Agua Caliente could build off-reservation gaming sites.
Agua Caliente Band of Cahuilla Indians Chairman Jeff Grubbe and California Gov. Jerry Brown signed a compact this week that, if ratified by the Legislature, could allow it to build gaming facilities on land that isn't part of the reservation.
This agreement would replace the compact that the tribe and the state signed in 1999.
That document, including its 2006 amendment, allowed the Agua Caliente to operate up to three gaming facilities with a total of 5,000 devices in total — including slot machines and skill-based video games, like video poker — with gaming revenues taxed at variable rates, up to 13 percent.
The new compact allows the tribe up to six gaming facilities with a total of 5,000 machines. They currently have two large casinos, so those four potential new facilities would be limited to 500 machines each. It also gives the tribe power to open gaming facilities off the reservation — on land in Palm Springs, Cathedral City, Rancho Mirage and unincorporated parts of the county that lies between the squares of the tribe's checkerboard-shaped reservation.

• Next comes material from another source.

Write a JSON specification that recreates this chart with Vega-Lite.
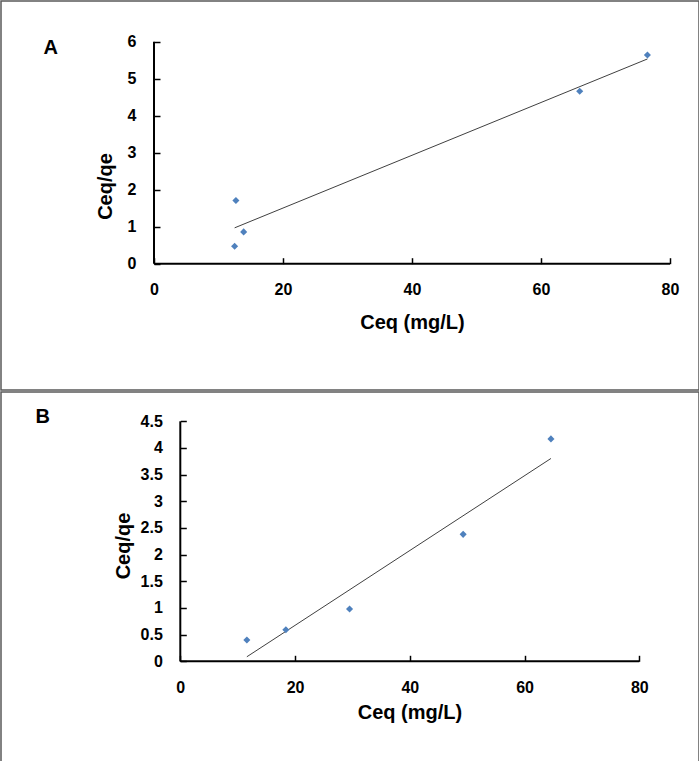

The tribe would have to acquire land off the reservation in order to build casinos there — or, more specifically, the U.S. would have to purchase those properties and hold them in trust for the tribe's use.
The compact states that, "The Tribe's unique 'checker-board' reservation has limited the Tribe's ability to fully develop its Gaming Operations and the State recognizes that the Tribe and the surrounding local communities will benefit from economic development and accompanying job creation if the Tribe is able to develop Gaming Facilities on certain parcels of land that are contiguous to the Tribe’s current reservation boundaries."
Tribes in California can acquire land for the purpose of building a gaming facility, provided the transaction is approved by both the Department of the Interior and the governor of California concurs, according to Stand Up California, an advocacy group that pushes for enforcement of gambling laws.
In the last decade, the governor's office has generally supported tribes acquiring off-reservation land for gaming, provided that land isn't in an "urbanized area" and the tribe can demonstrate support from the surrounding community. But communities aren't always supportive — voters blocked two controversial off-reservation casinos in northern California in 2014, despite Gov. Brown's approval.
In a press release, the governor's office said that for the Agua Caliente and their checkerboard-shaped reservation, off-reservation gambling "creates a framework within which the tribe can make significant investments that will generate jobs and stimulate additional economic growth in each of those communities."